**Directions**
Go through the listing below and gather every line with the word "chart".
------------------------
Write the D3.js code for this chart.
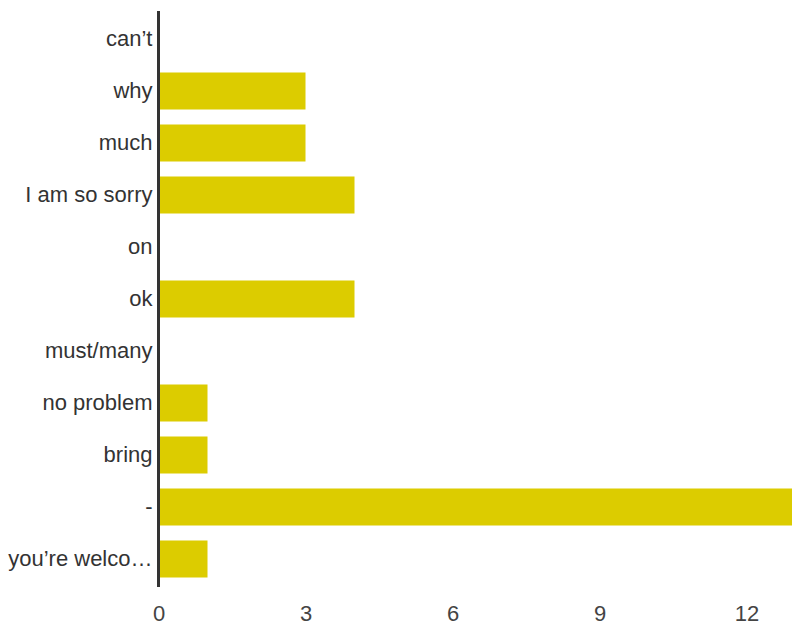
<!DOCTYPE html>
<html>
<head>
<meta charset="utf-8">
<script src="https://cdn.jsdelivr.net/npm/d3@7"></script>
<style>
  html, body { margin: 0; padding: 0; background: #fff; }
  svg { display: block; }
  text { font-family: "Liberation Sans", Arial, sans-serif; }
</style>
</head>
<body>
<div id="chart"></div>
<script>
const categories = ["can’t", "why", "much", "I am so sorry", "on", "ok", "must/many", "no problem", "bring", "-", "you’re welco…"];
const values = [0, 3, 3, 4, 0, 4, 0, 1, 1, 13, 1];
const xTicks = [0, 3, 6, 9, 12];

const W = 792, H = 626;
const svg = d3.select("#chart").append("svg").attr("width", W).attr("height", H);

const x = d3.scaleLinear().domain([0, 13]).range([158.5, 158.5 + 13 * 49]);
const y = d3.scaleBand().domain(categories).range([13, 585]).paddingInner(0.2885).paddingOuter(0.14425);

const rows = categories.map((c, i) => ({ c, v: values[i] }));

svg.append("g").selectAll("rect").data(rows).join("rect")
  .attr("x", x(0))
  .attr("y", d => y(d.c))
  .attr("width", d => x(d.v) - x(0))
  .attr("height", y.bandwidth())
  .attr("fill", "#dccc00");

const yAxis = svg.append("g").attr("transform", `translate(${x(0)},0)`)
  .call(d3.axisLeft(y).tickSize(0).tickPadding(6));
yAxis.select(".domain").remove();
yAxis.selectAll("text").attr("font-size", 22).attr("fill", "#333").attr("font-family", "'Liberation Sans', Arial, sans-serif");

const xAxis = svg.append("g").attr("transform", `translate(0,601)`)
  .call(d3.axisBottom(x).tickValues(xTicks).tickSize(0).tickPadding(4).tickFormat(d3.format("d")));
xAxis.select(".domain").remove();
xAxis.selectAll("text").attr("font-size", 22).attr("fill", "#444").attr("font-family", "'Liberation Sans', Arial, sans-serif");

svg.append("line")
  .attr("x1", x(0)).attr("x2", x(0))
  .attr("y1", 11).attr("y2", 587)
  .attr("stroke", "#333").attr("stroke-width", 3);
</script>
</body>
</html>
------------------------
**Solution to this task**
Write the D3.js code for this chart.
<div id="chart"></div>
const svg = d3.select("#chart").append("svg").attr("width", W).attr("height", H);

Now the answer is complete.